总算轮到我,医生问诊后,说引起头晕心悸的原因有很多,具体需要做个全身检查才能确定病因。
随后他在电脑上下单,让我缴费后先抽血,可以吃点东西后再做其他项目。一部分检查结果当天能出,另一部分则需要24-72小时。他三天后还是早班,便直接帮我再次预约,让我三天后这个时间来找他。
看病五分钟,排队缴费半小时,排队检查一整天。
一天下来,比我在餐厅忙活一天还累。
从医院出来手机响了,是绾绾打来的,她问我在哪儿,我往往人来人往、车流不息的街道,胡口一诌:“逛街呢。”
她问:“和谁?”
“就我一个。”
“真羡慕你,”她艳羡的语气表露无遗,“你真是我见过最清闲最幸福的新娘。”
若是以前,我肯定会大言不惭的说是,并揶揄她羡慕的话就赶紧把周寥娶进门。可刚做了B超、拍了CT、抽了好几管血的我实在没心情与她玩笑,复杂伤感的情绪也被勾起来了些。
“绾绾,”我叫她,“如果你知道我刚从哪里出来,你就不会这样说了。”
一辆救护车恰好从外面开进来,警报声把我的声音盖了过去,绾绾显然没听到,她问:“你说什么?我没听清。”
我喟叹一声,笑笑:“我问你要不要过来。”
绾绾说好,我们便约在她公司附近的商场见面。正是晚高峰,搭出租肯定很堵,我便搭地铁赶过去。
正是饭点,绾绾说吃完晚饭后再去逛一会儿,春天快到了,她得买几身春装。
我说好,问她想吃什么,她说趁还能抓住冬姑娘的尾巴,去吃重庆火锅。我笑她理由太多,热情似火的夏姑娘到时,她也没少吃。
正是饭点,火锅店生意红火,尽剩一桌最角落的位置,三面靠墙,一面过道,狭小得令人眼睛都不知该往哪儿放。
于是绾绾就盯着我看,来的路上我补了妆,心想她应该看不出什么端倪,不料刚这么想着她就问:“你刚才到底在哪儿?”
我心一跳,莫非她看出什么了?面上还是一派淡定:“街上啊,怎么了?”
她哦一声:“没什么,只是听到救护车响。

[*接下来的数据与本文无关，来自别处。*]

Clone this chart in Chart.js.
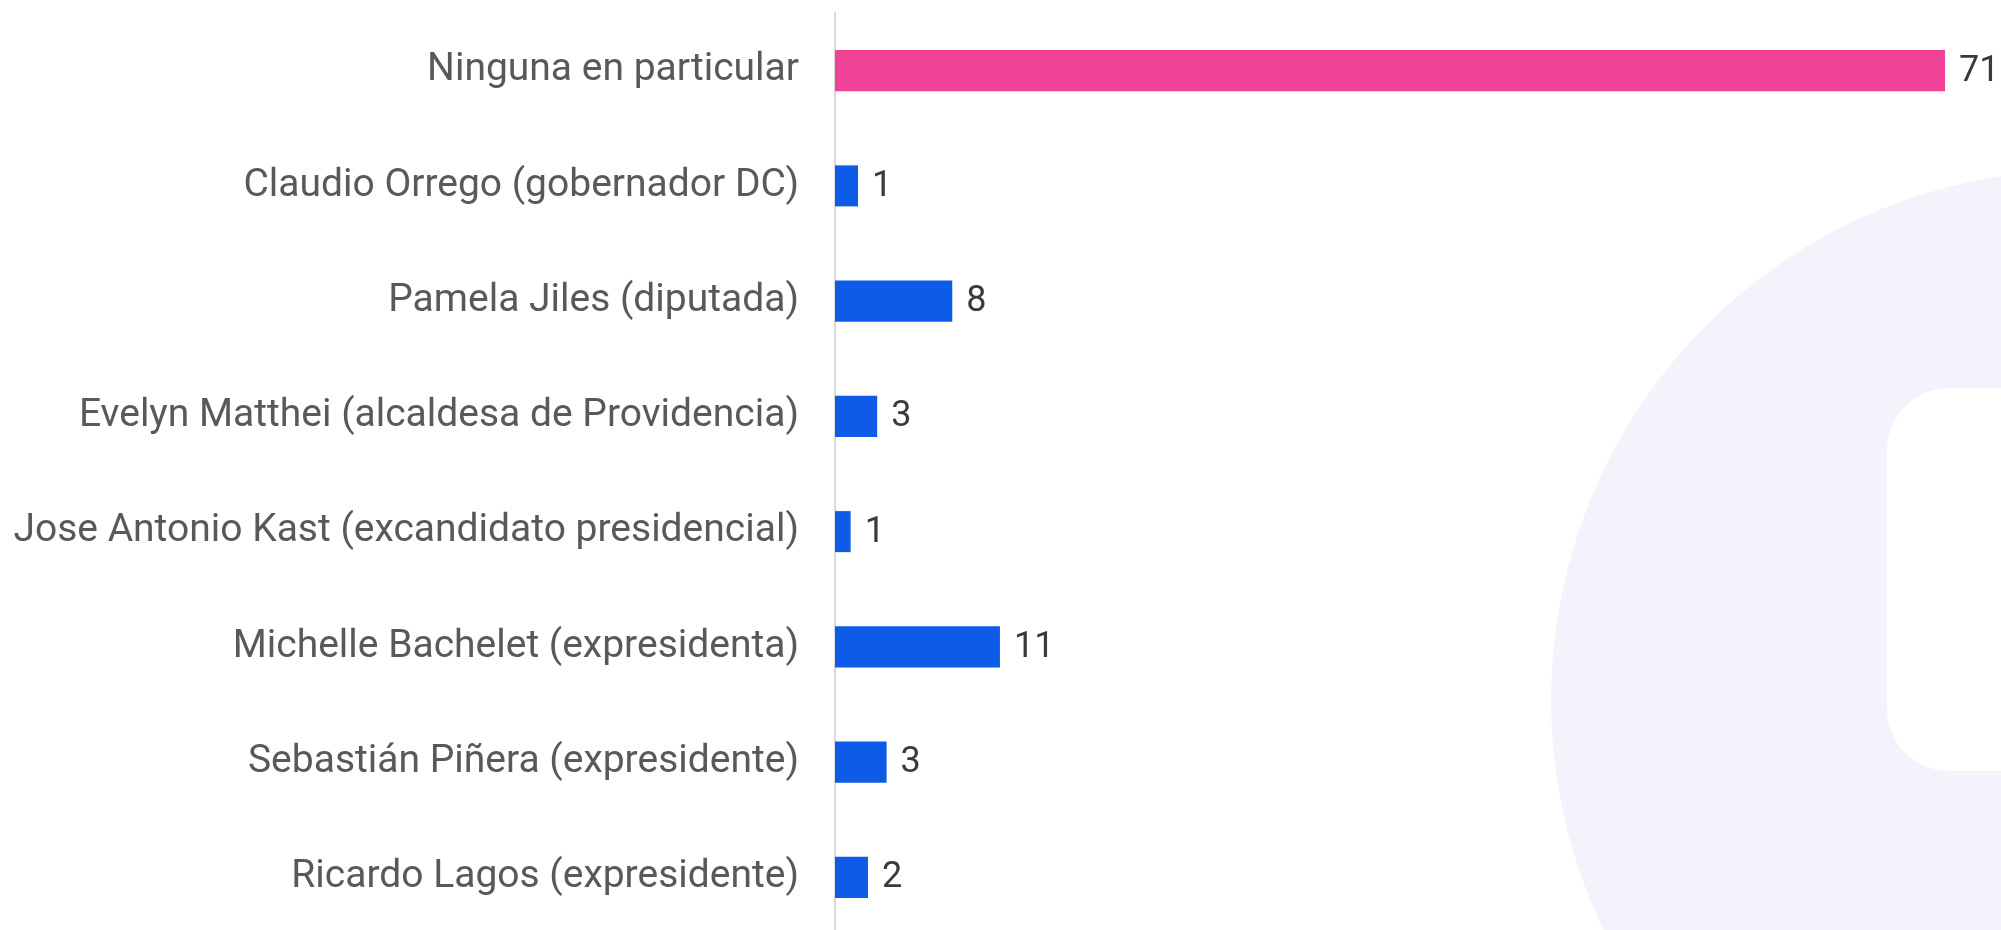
<!DOCTYPE html>
<html>
<head>
<meta charset="utf-8">
<script src="https://cdn.jsdelivr.net/npm/chart.js@4"></script>
<style>
  html, body { margin:0; padding:0; background:#ffffff; overflow:hidden; }
  #wrap { width:2001px; height:935px; }
</style>
</head>
<body>
<div id="wrap"><canvas id="barChart" width="2001" height="935"></canvas></div>
<script>
//Data
var categories = [
  "Ninguna en particular",
  "Claudio Orrego (gobernador DC)",
  "Pamela Jiles (diputada)",
  "Evelyn Matthei (alcaldesa de Providencia)",
  "Jose Antonio Kast (excandidato presidencial)",
  "Michelle Bachelet (expresidenta)",
  "Sebastián Piñera (expresidente)",
  "Ricardo Lagos (expresidente)"
];
var values = [71, 1.47, 7.5, 2.7, 1.0, 10.55, 3.3, 2.11];
var valueLabels = ["71", "1", "8", "3", "1", "11", "3", "2"];
var barColors = ["#ee4396", "#0d5be6", "#0d5be6", "#0d5be6", "#0d5be6", "#0d5be6", "#0d5be6", "#0d5be6"];

var fontName = "Roboto, 'Open Sans', sans-serif";

//Light logo in the background
var watermark = {
  id: "watermark",
  beforeDraw: function(chart){
    var ctx = chart.ctx;
    ctx.save();
    ctx.fillStyle = "#f2f3fb";
    ctx.beginPath();
    ctx.arc(2081, 700, 530, 0, Math.PI*2);
    ctx.fill();
    ctx.fillStyle = "#ffffff";
    ctx.beginPath();
    ctx.roundRect(1887, 388, 400, 383, 62);
    ctx.fill();
    ctx.restore();
  }
};

//Numbers at the end of each bar
var barValues = {
  id: "barValues",
  afterDatasetsDraw: function(chart){
    var ctx = chart.ctx;
    var meta = chart.getDatasetMeta(0);
    ctx.save();
    ctx.font = "36px " + fontName;
    ctx.fillStyle = "#3a3a3a";
    ctx.textAlign = "left";
    ctx.textBaseline = "middle";
    for(i = 0; i < meta.data.length; i++){
      var bar = meta.data[i];
      ctx.fillText(valueLabels[i], bar.x + 14, bar.y + 1);
    }
    ctx.restore();
  }
};

var ctxB = document.getElementById("barChart").getContext("2d");
var myBarChart = new Chart(ctxB, {
  type: "bar",
  data: {
    labels: categories,
    datasets: [{
      data: values,
      backgroundColor: barColors,
      borderWidth: 0,
      barPercentage: 0.356,
      categoryPercentage: 1
    }]
  },
  options: {
    indexAxis: "y",
    responsive: false,
    animation: false,
    layout: { padding: { top: 13, right: 0, bottom: 0, left: 0 } },
    plugins: {
      legend: { display: false },
      tooltip: { enabled: false }
    },
    scales: {
      x: {
        display: false,
        min: 0,
        max: 74.58
      },
      y: {
        afterFit: function(scale){
          scale.width = 835;
          scale.paddingTop = 0;
          scale.paddingBottom = 0;
        },
        grid: { display: false, drawTicks: false },
        border: { display: true, color: "#d9d9d9", width: 2 },
        ticks: {
          padding: 36,
          color: "#595959",
          font: { family: fontName, size: 39 }
        }
      }
    }
  },
  plugins: [watermark, barValues]
});
</script>
</body>
</html>
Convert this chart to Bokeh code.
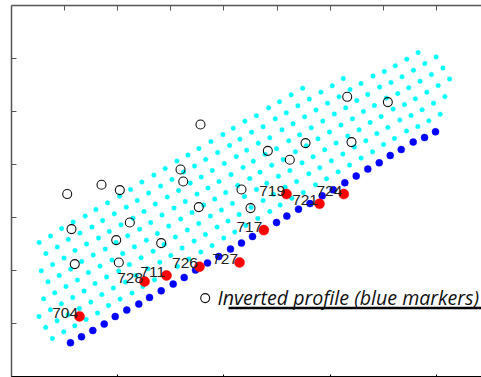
from bokeh.plotting import figure
from bokeh.models import LinearAxis, FixedTicker, Label, Range1d, CustomJSTickFormatter
from bokeh.embed import file_html
from bokeh.resources import INLINE
from bokeh.core.properties import value

# ---------------- data ----------------
# inverted profile (blue markers)
profile_x = [1.111, 1.318, 1.531, 1.746, 1.953, 2.171, 2.397, 2.599, 2.819, 3.045,
             3.252, 3.465, 3.691, 3.904, 4.124, 4.331, 4.539, 4.765, 4.991, 5.185,
             5.405, 5.621, 5.851, 6.058, 6.277, 6.492, 6.710, 6.925, 7.132, 7.339,
             7.565, 7.778, 7.985]
profile_y = [0.636, 0.749, 0.868, 0.989, 1.132, 1.253, 1.366, 1.491, 1.617, 1.743,
             1.868, 2.008, 2.140, 2.264, 2.404, 2.517, 2.642, 2.774, 2.906, 3.026,
             3.158, 3.262, 3.409, 3.523, 3.655, 3.781, 3.913, 4.032, 4.170, 4.283,
             4.423, 4.509, 4.617]

# model mesh (cyan): column anchors before/after the profile, rows per column, row step
mesh_lead_x = [0.896]
mesh_lead_y = [0.511]
mesh_extra_x = [8.200, 8.414, 8.629]
mesh_extra_y = [4.742, 4.866, 4.991]
mesh_col_rows = [3, 4, 6] + [8] * 24 + [7] * 3 + [6] * 6 + [5]
mesh_row_dx = -0.1262
mesh_row_dy = 0.2075
mesh_x_min = 0.508
mesh_x_max = 8.27

# stations (red markers) and their labels
station_x = [1.281, 2.505, 2.919, 3.540, 4.294, 4.751, 5.179, 5.800, 6.258]
station_y = [1.134, 1.792, 1.906, 2.070, 2.151, 2.762, 3.442, 3.258, 3.442]
station_labels = ["704", "728", "711", "726", "727", "717", "719", "721", "724"]

# observations (open circles)
obs_x = [1.049, 1.695, 2.040, 1.130, 2.228, 1.972, 1.192, 2.021, 2.819, 3.183,
         3.234, 3.559, 3.527, 4.331, 4.501, 3.648, 4.827, 5.241, 5.537, 6.322,
         7.087, 6.403]
obs_y = [3.442, 3.617, 3.517, 2.781, 2.906, 2.574, 2.121, 2.151, 2.517, 3.906,
         3.679, 4.755, 3.196, 3.528, 3.177, 1.479, 4.258, 4.089, 4.404, 5.277,
         5.177, 4.423]

x_ticks = [1, 2, 3, 4, 5, 6, 7, 8]
y_ticks = [1, 2, 3, 4, 5, 6]

annotation_text = "Inverted profile (blue markers)"

# ---------------- build mesh nodes ----------------
anchors_x = mesh_lead_x + profile_x + mesh_extra_x
anchors_y = mesh_lead_y + profile_y + mesh_extra_y
mesh_x, mesh_y = [], []
for ax, ay, nrows in zip(anchors_x, anchors_y, mesh_col_rows):
    for t in range(1, nrows + 1):
        mx = ax + t * mesh_row_dx
        my = ay + t * mesh_row_dy
        if mesh_x_min <= mx <= mesh_x_max:
            mesh_x.append(mx)
            mesh_y.append(my)

# ---------------- figure ----------------
p = figure(frame_width=470, frame_height=371,
           x_range=Range1d(0, 8.851), y_range=Range1d(0, 7.0),
           output_backend="svg", toolbar_location=None,
           min_border_left=11, min_border_right=0, min_border_top=5, min_border_bottom=1,
           background_fill_color="white", border_fill_color="white",
           outline_line_color=None)
p.grid.visible = False

top_axis = LinearAxis()
p.add_layout(top_axis, "above")

for ax_ in [p.xaxis[0], top_axis]:
    ax_.ticker = FixedTicker(ticks=x_ticks)
for ax_ in [p.yaxis[0]]:
    ax_.ticker = FixedTicker(ticks=y_ticks)

for ax_ in [p.xaxis[0], top_axis, p.yaxis[0]]:
    ax_.formatter = CustomJSTickFormatter(code="return ''")
    ax_.major_tick_in = 5
    ax_.major_tick_out = 0
    ax_.minor_tick_in = 0
    ax_.minor_tick_out = 0
    ax_.major_label_text_font_size = "1px"
    ax_.major_label_text_color = None
    ax_.major_label_standoff = 0
    ax_.axis_line_color = "#555555"
    ax_.axis_line_width = 1.5
    ax_.major_tick_line_color = "#555555"
    ax_.major_tick_line_width = 1

p.scatter(mesh_x, mesh_y, marker="circle", size=4.5, fill_color="#00ffff", line_color="#00ffff", line_width=0.5)
p.scatter(obs_x, obs_y, marker="circle", size=9, fill_color=None, line_color="#111111", line_width=1.1)
p.scatter(profile_x, profile_y, marker="circle", size=7, fill_color="#0000ff", line_color="#0000ff", line_width=0.5)
p.scatter(station_x, station_y, marker="circle", size=10, fill_color="#ff0000", line_color="#ff0000", line_width=0.5)
p.text(station_x, station_y, text=station_labels, text_align="right", text_baseline="alphabetic",
       x_offset=-1.5, y_offset=-3.5, text_font=value("Liberation Sans"), text_font_size="15.5px",
       text_color="#222222")

p.add_layout(Label(x=3.879, y=1.491, text=annotation_text, text_font="Open Sans",
                   text_font_style="italic", text_font_size="19.6px", text_color="#111111",
                   text_baseline="alphabetic"))
p.line([4.087, 8.9], [1.291, 1.291], line_color="black", line_width=2.5)

open("out.html", "w").write(file_html(p, INLINE))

”
“接病人的车吧。”
她听到这儿突然叹气:“我们部门的一个同事年纪和你差不多大,结婚两年,孩子不到一岁,春节期间突然倒地昏迷,送往医院就不治了。”
我听着心里也是一咯噔,相同的年纪,相似的病因,这让我的心揪了起来:“什么原因导致的昏倒?”
“听说是妊娠高血压,产后血压也不稳定,因为母乳喂养就没怎么吃药。”绾绾说着往椅子上一靠,“我和她关系不错,在公司时经常约着吃午饭,听她说老公和孩子的趣事,也听她抱怨和公婆的格格不入,如今说没就没了,真是可怜。”
“是可怜,但和被不治之症折磨得尊严都没有才死去的人相比,她算是幸运的。”我顿顿,“而且更可怜的是她的家人,老公难过几年可以再婚,可对于孩子和父母来说,她的角色却是无人能替代的。”
绾绾古怪的看我一眼:“我怎么感觉你特别的能感同身受啊?”
绾绾的敏感果然非同凡响,稍不注意就会被她识出,我尽可能平静的说:“你别忘了我是照顾三位住在癌症疼痛病房病人的人,平时没少往医院跑,看的多了,对生老病死的感悟也多了。”
这话激起了她的好奇心:“那你看破生死了吗?”
我摇头:“很多声称看破红尘要出家的人,归隐几年后因留恋红尘往事而还俗。生死和红尘这个命题相比,前者更复杂更难懂。别说我们这类凡夫俗子,就算是研究这类命题的科学家也不一定看破,这也是人们哪怕被病魔灾祸折磨得痛不勘言,临死前也会挣扎几下,还想在看看这个世界的原因吧。”
我说完这些话时,绾绾双手托腮、含情脉脉的看着我。我很嫌弃的瞥她:“别用这种眼神看我,我不是周寥。”
她一脸认真:“梁薇,我发现我们虽然经常一起玩,但你的所思所想太有深度,简直就是生活在我身边的哲学家。”